**Information shown**
::::
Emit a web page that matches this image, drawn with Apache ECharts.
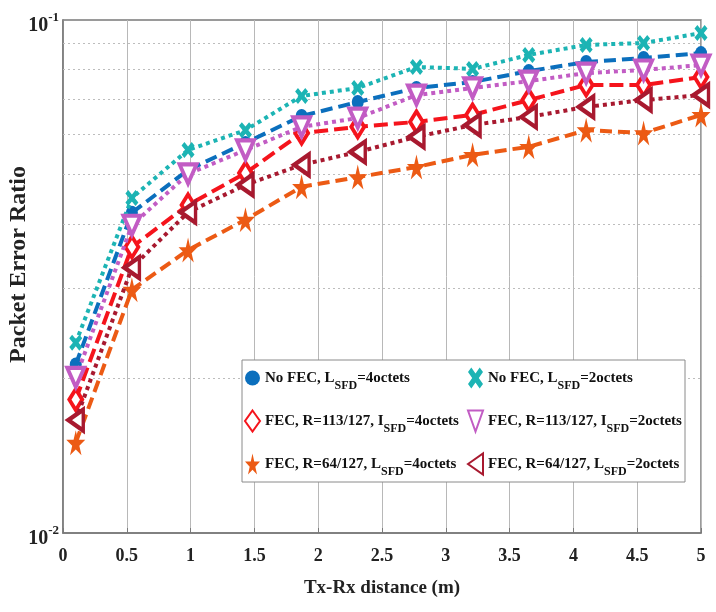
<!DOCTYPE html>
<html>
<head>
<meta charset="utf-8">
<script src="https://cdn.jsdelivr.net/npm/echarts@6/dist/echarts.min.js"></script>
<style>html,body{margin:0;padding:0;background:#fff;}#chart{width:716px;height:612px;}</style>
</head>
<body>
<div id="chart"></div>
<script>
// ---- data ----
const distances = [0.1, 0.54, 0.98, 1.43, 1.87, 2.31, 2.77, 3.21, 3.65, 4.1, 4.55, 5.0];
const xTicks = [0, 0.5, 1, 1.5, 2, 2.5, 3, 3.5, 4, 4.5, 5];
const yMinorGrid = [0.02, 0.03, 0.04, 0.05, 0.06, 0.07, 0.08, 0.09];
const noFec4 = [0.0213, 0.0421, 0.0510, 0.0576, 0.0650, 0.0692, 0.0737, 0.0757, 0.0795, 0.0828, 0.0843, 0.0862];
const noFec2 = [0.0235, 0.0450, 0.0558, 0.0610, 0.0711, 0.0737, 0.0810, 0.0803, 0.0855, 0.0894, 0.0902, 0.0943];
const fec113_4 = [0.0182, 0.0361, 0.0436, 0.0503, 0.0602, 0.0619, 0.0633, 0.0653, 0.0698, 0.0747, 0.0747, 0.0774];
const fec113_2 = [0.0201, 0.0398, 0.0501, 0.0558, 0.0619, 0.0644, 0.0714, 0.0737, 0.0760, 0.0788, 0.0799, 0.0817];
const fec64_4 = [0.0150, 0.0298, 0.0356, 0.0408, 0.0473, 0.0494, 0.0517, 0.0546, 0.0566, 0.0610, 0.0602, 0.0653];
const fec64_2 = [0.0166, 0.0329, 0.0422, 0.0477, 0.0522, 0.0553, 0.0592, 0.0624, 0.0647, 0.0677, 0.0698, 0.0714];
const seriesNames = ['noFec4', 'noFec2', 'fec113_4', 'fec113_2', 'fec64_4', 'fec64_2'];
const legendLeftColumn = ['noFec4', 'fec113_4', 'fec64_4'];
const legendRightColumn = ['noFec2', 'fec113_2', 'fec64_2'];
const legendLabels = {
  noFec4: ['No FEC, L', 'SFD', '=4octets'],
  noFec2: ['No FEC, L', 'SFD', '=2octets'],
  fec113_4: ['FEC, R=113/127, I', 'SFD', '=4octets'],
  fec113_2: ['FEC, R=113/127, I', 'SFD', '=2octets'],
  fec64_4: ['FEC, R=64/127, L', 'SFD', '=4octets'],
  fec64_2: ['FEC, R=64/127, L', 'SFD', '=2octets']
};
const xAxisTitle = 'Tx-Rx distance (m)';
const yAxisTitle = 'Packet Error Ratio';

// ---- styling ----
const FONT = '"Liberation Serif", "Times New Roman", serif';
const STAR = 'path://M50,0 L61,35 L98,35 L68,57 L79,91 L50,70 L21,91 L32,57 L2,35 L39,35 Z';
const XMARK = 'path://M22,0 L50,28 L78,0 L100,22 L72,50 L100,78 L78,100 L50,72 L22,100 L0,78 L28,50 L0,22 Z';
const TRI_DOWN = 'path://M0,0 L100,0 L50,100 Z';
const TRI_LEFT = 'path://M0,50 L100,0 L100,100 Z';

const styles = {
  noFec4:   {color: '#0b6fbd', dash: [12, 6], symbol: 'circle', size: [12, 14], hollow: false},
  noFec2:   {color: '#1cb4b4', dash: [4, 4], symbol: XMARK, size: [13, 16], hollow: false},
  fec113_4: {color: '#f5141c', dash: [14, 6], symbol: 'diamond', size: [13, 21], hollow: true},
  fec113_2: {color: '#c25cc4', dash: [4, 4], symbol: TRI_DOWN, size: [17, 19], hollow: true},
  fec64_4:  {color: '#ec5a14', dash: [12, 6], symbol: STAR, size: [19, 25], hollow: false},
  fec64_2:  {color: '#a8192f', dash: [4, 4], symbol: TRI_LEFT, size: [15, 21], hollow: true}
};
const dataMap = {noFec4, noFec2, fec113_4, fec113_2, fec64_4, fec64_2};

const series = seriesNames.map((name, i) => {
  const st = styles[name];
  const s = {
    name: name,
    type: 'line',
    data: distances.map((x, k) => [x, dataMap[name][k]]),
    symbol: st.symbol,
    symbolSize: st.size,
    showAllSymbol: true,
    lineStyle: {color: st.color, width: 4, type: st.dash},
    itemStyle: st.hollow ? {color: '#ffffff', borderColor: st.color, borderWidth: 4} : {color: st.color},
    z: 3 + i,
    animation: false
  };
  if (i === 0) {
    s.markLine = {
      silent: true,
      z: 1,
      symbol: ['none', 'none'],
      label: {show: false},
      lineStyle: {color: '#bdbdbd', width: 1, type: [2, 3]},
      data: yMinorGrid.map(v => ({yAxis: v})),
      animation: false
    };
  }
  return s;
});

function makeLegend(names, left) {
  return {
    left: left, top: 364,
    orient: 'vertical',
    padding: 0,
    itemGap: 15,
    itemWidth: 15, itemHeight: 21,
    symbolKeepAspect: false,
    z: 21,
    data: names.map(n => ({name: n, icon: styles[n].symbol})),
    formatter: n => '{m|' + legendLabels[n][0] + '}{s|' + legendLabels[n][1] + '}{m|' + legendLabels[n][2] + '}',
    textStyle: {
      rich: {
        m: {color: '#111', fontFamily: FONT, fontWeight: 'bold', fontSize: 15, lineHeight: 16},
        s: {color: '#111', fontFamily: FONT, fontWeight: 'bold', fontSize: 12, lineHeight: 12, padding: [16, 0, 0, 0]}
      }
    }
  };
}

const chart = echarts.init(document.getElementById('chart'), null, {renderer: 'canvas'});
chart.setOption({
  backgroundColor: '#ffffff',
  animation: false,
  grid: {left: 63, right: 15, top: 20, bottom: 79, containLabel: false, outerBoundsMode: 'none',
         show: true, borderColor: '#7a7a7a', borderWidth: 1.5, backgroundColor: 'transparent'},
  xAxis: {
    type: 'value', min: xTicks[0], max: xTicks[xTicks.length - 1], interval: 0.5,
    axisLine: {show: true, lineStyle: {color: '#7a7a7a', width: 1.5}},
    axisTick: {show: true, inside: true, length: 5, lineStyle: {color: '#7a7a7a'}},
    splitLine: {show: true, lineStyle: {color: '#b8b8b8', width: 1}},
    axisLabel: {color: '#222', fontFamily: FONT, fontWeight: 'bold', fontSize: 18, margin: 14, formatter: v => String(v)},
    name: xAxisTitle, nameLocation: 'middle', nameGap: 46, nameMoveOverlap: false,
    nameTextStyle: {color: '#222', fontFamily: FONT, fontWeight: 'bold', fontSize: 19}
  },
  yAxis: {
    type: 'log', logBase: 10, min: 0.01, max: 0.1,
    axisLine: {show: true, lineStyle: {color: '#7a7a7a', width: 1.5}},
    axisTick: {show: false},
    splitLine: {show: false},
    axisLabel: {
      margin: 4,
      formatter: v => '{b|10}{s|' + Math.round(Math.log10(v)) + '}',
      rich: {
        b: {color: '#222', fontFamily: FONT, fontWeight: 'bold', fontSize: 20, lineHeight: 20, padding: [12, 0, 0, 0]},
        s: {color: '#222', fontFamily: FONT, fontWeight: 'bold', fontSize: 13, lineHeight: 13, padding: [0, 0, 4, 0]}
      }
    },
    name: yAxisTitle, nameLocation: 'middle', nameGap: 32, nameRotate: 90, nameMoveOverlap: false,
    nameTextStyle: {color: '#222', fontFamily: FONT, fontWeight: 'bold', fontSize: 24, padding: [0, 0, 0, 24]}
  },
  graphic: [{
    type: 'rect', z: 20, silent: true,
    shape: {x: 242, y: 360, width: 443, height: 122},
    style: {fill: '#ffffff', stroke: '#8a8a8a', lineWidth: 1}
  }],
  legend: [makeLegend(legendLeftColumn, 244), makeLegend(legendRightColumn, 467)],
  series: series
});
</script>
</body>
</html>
::::
**To do**
Copy exactly the lines running from the beginning of the listing through the line that has "const TRI_LEFT = 'path://M0,50". Drop the pictures.

**Full output**
Emit a web page that matches this image, drawn with Apache ECharts.
<!DOCTYPE html>
<html>
<head>
<meta charset="utf-8">
<script src="https://cdn.jsdelivr.net/npm/echarts@6/dist/echarts.min.js"></script>
<style>html,body{margin:0;padding:0;background:#fff;}#chart{width:716px;height:612px;}</style>
</head>
<body>
<div id="chart"></div>
<script>
// ---- data ----
const distances = [0.1, 0.54, 0.98, 1.43, 1.87, 2.31, 2.77, 3.21, 3.65, 4.1, 4.55, 5.0];
const xTicks = [0, 0.5, 1, 1.5, 2, 2.5, 3, 3.5, 4, 4.5, 5];
const yMinorGrid = [0.02, 0.03, 0.04, 0.05, 0.06, 0.07, 0.08, 0.09];
const noFec4 = [0.0213, 0.0421, 0.0510, 0.0576, 0.0650, 0.0692, 0.0737, 0.0757, 0.0795, 0.0828, 0.0843, 0.0862];
const noFec2 = [0.0235, 0.0450, 0.0558, 0.0610, 0.0711, 0.0737, 0.0810, 0.0803, 0.0855, 0.0894, 0.0902, 0.0943];
const fec113_4 = [0.0182, 0.0361, 0.0436, 0.0503, 0.0602, 0.0619, 0.0633, 0.0653, 0.0698, 0.0747, 0.0747, 0.0774];
const fec113_2 = [0.0201, 0.0398, 0.0501, 0.0558, 0.0619, 0.0644, 0.0714, 0.0737, 0.0760, 0.0788, 0.0799, 0.0817];
const fec64_4 = [0.0150, 0.0298, 0.0356, 0.0408, 0.0473, 0.0494, 0.0517, 0.0546, 0.0566, 0.0610, 0.0602, 0.0653];
const fec64_2 = [0.0166, 0.0329, 0.0422, 0.0477, 0.0522, 0.0553, 0.0592, 0.0624, 0.0647, 0.0677, 0.0698, 0.0714];
const seriesNames = ['noFec4', 'noFec2', 'fec113_4', 'fec113_2', 'fec64_4', 'fec64_2'];
const legendLeftColumn = ['noFec4', 'fec113_4', 'fec64_4'];
const legendRightColumn = ['noFec2', 'fec113_2', 'fec64_2'];
const legendLabels = {
  noFec4: ['No FEC, L', 'SFD', '=4octets'],
  noFec2: ['No FEC, L', 'SFD', '=2octets'],
  fec113_4: ['FEC, R=113/127, I', 'SFD', '=4octets'],
  fec113_2: ['FEC, R=113/127, I', 'SFD', '=2octets'],
  fec64_4: ['FEC, R=64/127, L', 'SFD', '=4octets'],
  fec64_2: ['FEC, R=64/127, L', 'SFD', '=2octets']
};
const xAxisTitle = 'Tx-Rx distance (m)';
const yAxisTitle = 'Packet Error Ratio';

// ---- styling ----
const FONT = '"Liberation Serif", "Times New Roman", serif';
const STAR = 'path://M50,0 L61,35 L98,35 L68,57 L79,91 L50,70 L21,91 L32,57 L2,35 L39,35 Z';
const XMARK = 'path://M22,0 L50,28 L78,0 L100,22 L72,50 L100,78 L78,100 L50,72 L22,100 L0,78 L28,50 L0,22 Z';
const TRI_DOWN = 'path://M0,0 L100,0 L50,100 Z';
const TRI_LEFT = 'path://M0,50 L100,0 L100,100 Z';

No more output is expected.